Structural evolution of LiNn+ (n = 2, 4, 6, 8, and 10) clusters: mass spectrometry and theoretical calculations

Abstract

Mixed nitrogen-lithium cluster cations LiN_n⁺ were generated by laser vaporization and analyzed by time-of-flight mass spectrometry. It is found that LiN₈⁺ has the highest ion abundance among the LiN_n⁺ ions in the mass spectrum. Density functional calculations were conducted to search for the stable structures of the Li–N clusters. The theoretical results show that the most stable isomers of LiN_n⁺ clusters are in the form of Li⁺(N₂)_n/2, and the order of their calculated binding energies is consistent with that of Li–N₂ bond lengths. The most stable structures of LiN_n⁺ evolve from one-dimensional linear type (C_∞v, n = 2; D_∞h, n = 4), to two-dimensional branch type (D_3h, n = 6), then to three-dimensional tetrahedral (T_d, n = 8) and square pyramid (C_4v, n = 10) types.
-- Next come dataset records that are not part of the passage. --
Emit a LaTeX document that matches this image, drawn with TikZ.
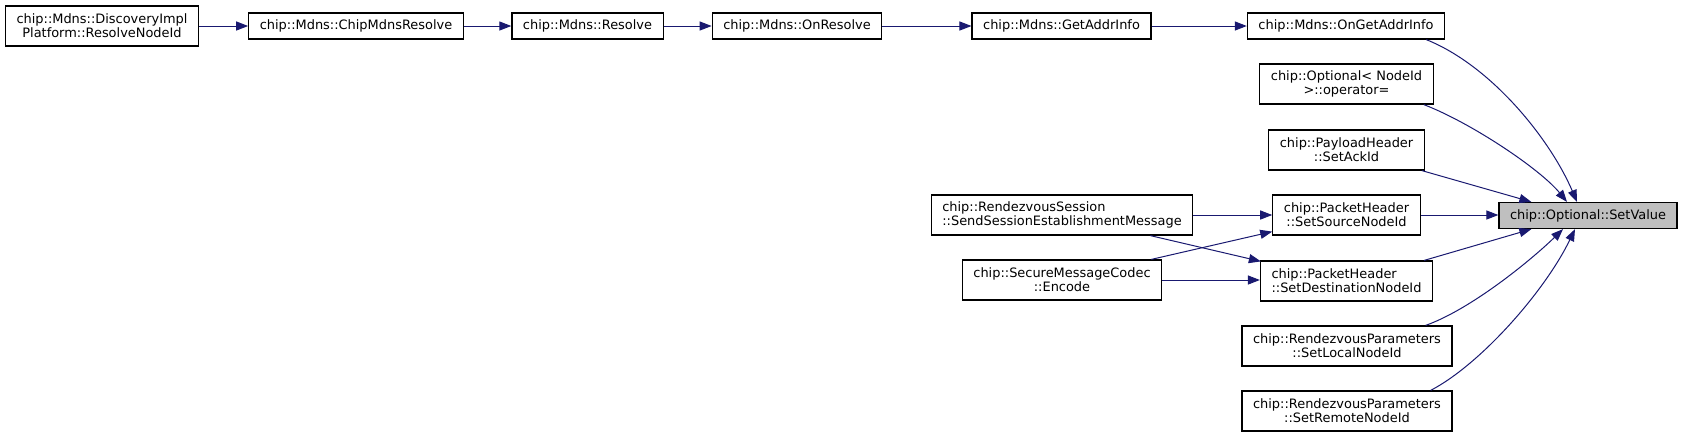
\documentclass[tikz,border=0pt]{standalone}
\usepackage{fontspec}
\setmainfont{DejaVu Sans}
\usetikzlibrary{arrows.meta,positioning,calc}

\begin{document}
\begin{tikzpicture}[
  x=0.75pt, y=-0.75pt,
  fn/.style={
    draw=black, line width=0.9pt, rectangle,
    minimum height=19.5pt, inner xsep=8.3pt, inner ysep=2pt,
    align=center, font=\fontsize{9.7}{10.5}\selectfont
  },
  fntwo/.style={fn, minimum height=30pt},
  fnsel/.style={fn, fill=selgray},
  call/.style={->, >={Triangle[length=9pt,width=6.8pt]},
    draw=navy, line width=0.75pt},
]
\definecolor{navy}{HTML}{191970}
\definecolor{selgray}{HTML}{BFBFBF}
\useasboundingbox (0,0) rectangle (1683,437);

%% top row of callers
\node[fntwo] (disc) at (102,26)
  {chip::Mdns::DiscoveryImpl\\Platform::ResolveNodeId};
\node[fn] (cmr) at (356,26) {chip::Mdns::ChipMdnsResolve};
\node[fn] (res) at (587.5,26) {chip::Mdns::Resolve};
\node[fn] (onr) at (797,26) {chip::Mdns::OnResolve};
\node[fn] (gai) at (1061.5,26) {chip::Mdns::GetAddrInfo};
\node[fn] (ogai) at (1346,26) {chip::Mdns::OnGetAddrInfo};

%% right column
\node[fntwo] (opt) at (1346.5,84) {chip::Optional< NodeId\\>::operator=};
\node[fntwo] (pay) at (1346.5,150) {chip::PayloadHeader\\::SetAckId};
\node[fntwo] (src) at (1346.5,215) {chip::PacketHeader\\::SetSourceNodeId};
\node[fntwo, align=left] (dst) at (1346.5,281)
  {chip::PacketHeader\\::SetDestinationNodeId};
\node[fntwo] (loc) at (1347,346)
  {chip::RendezvousParameters\\::SetLocalNodeId};
\node[fntwo] (rem) at (1347,411)
  {chip::RendezvousParameters\\::SetRemoteNodeId};

%% the selected function
\node[fnsel] (sv) at (1588,215.5) {chip::Optional::SetValue};

%% callers of the packet header
\node[fntwo, align=left] (rs) at (1062,215)
  {chip::RendezvousSession\\::SendSessionEstablishmentMessage};
\node[fntwo] (smc) at (1062,280) {chip::SecureMessageCodec\\::Encode};

%% top row chain
\draw[call] (disc.east) -- (disc.east -| cmr.west);
\draw[call] (cmr) -- (res);
\draw[call] (res) -- (onr);
\draw[call] (onr) -- (gai);
\draw[call] (gai) -- (ogai);

%% into SetValue
\draw[call] ($(ogai.south east)+(-19,0)$)
  .. controls +(65,26) and +(-27,-63) .. ($(sv.north)+(-11,0)$);
\draw[call] ($(opt.south east)+(-10,0)$)
  .. controls +(47,18) and +(-27,-33) .. ($(sv.north)+(-21,0)$);
\draw[call] ($(pay.south east)+(-3,0)$) -- ($(sv.north west)+(33,0)$);
\draw[call] (src.east) -- (src.east -| sv.west);
\draw[call] ($(dst.north east)+(-9,0)$) -- ($(sv.south west)+(33,0)$);
\draw[call] ($(loc.north east)+(-27,0)$)
  .. controls +(45,-16) and +(-33,32) .. ($(sv.south)+(-25,0)$);
\draw[call] ($(rem.north east)+(-22,0)$)
  .. controls +(50,-26) and +(-30,62) .. ($(sv.south)+(-13,0)$);

%% into the packet header setters
\draw[call] (rs.east) -- (rs.east -| src.west);
\draw[call] ($(rs.south east)+(-43,0)$) -- ($(dst.north west)+(1,1)$);
\draw[call] ($(smc.north east)+(-11,0)$) -- ($(src.south west)+(0,-4)$);
\draw[call] (smc.east) -- (smc.east -| dst.west);
\end{tikzpicture}
\end{document}
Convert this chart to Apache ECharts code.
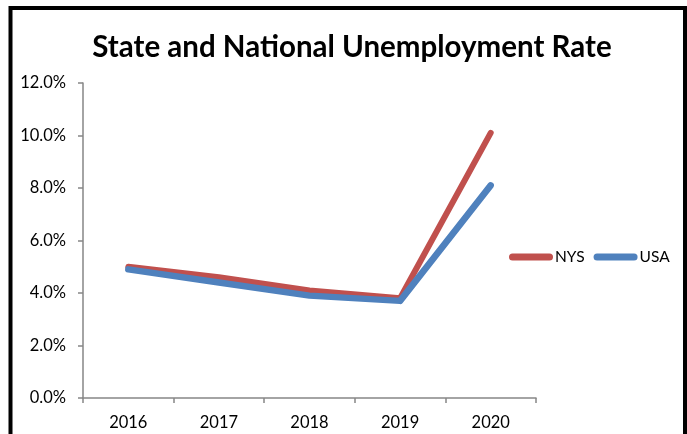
<!DOCTYPE html>
<html>
<head>
<meta charset="utf-8">
<script src="https://cdn.jsdelivr.net/npm/echarts@6/dist/echarts.min.js"></script>
<style>
html,body{margin:0;padding:0;background:#fff;}
#chart{width:687px;height:434px;}
</style>
</head>
<body>
<div id="chart"></div>
<script>
var categories = ['2016', '2017', '2018', '2019', '2020'];
var nysValues = [5.0, 4.6, 4.1, 3.8, 10.1];
var usaValues = [4.9, 4.4, 3.9, 3.7, 8.1];
var yTicks = [0, 2, 4, 6, 8, 10, 12];

var chart = echarts.init(document.getElementById('chart'));
var font = 'Lato, "Open Sans", sans-serif';
var capsule = 'path://M3.5,0 H40.5 A3.5,3.5 0 0 1 40.5,7 H3.5 A3.5,3.5 0 0 1 3.5,0 Z';

chart.setOption({
  backgroundColor: '#ffffff',
  animation: false,
  title: {
    text: 'State and National Unemployment Rate',
    left: 347,
    top: 27,
    textAlign: 'center',
    textStyle: { fontFamily: font, fontWeight: 'bold', fontSize: 29.5, color: '#000' }
  },
  legend: {
    left: 504,
    top: 244,
    itemWidth: 44,
    itemHeight: 7,
    itemGap: 9,
    icon: capsule,
    textStyle: { fontFamily: font, fontSize: 15.5, color: '#000', padding: [0, 0, 0, -3] },
    data: ['NYS', 'USA']
  },
  grid: { left: 83, right: 151, top: 83, bottom: 36, containLabel: false },
  xAxis: {
    type: 'category',
    data: categories,
    boundaryGap: true,
    axisLine: { lineStyle: { color: '#868686', width: 1.5 } },
    axisTick: { show: true, length: 5, inside: false, lineStyle: { color: '#868686', width: 1.5 } },
    axisLabel: { fontFamily: font, fontSize: 16.5, color: '#000', margin: 16 },
    splitLine: { show: false }
  },
  yAxis: {
    type: 'value',
    min: yTicks[0],
    max: yTicks[yTicks.length - 1],
    interval: yTicks[1] - yTicks[0],
    axisLine: { show: true, lineStyle: { color: '#868686', width: 1.5 } },
    axisTick: { show: true, length: 5, lineStyle: { color: '#868686', width: 1.5 } },
    axisLabel: {
      fontFamily: font, fontSize: 16.5, color: '#000', margin: 17,
      formatter: function (v) { return v.toFixed(1) + '%'; }
    },
    splitLine: { show: false }
  },
  series: [
    {
      name: 'NYS', type: 'line', data: nysValues,
      showSymbol: false, symbol: 'none',
      itemStyle: { color: '#C0504D' },
      lineStyle: { color: '#C0504D', width: 6, cap: 'round', join: 'round' }
    },
    {
      name: 'USA', type: 'line', data: usaValues,
      showSymbol: false, symbol: 'none',
      itemStyle: { color: '#4F81BD' },
      lineStyle: { color: '#4F81BD', width: 6.5, cap: 'round', join: 'round' }
    }
  ],
  graphic: [
    {
      type: 'rect',
      shape: { x: 10.5, y: 8, width: 674.5, height: 480 },
      style: { fill: null, stroke: '#000', lineWidth: 4 },
      silent: true
    }
  ]
});
</script>
</body>
</html>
Further natural bond orbital analyses show that electrons are transferred from the lone pair on N_α of every N₂ unit to the empty orbitals of lithium atom in LiN_2–8⁺, while in LiN₁₀⁺, electrons are transferred from the bonding orbital of the Li–N_α bonds to the antibonding orbital of the other Li–N_α bonds. In both cases, the N₂ units become dipoles and strongly interact with Li⁺. The average second-order perturbation stabilization energy for LiN₈⁺ is the highest among the observed LiN_n⁺ clusters. For neutral LiN_2–8 clusters, the most stable isomers were also formed by a Li atom and n/2 number of N₂ units, while that of LiN₁₀ is in the form of Li⁺(N₂)₃(η¹-N₄).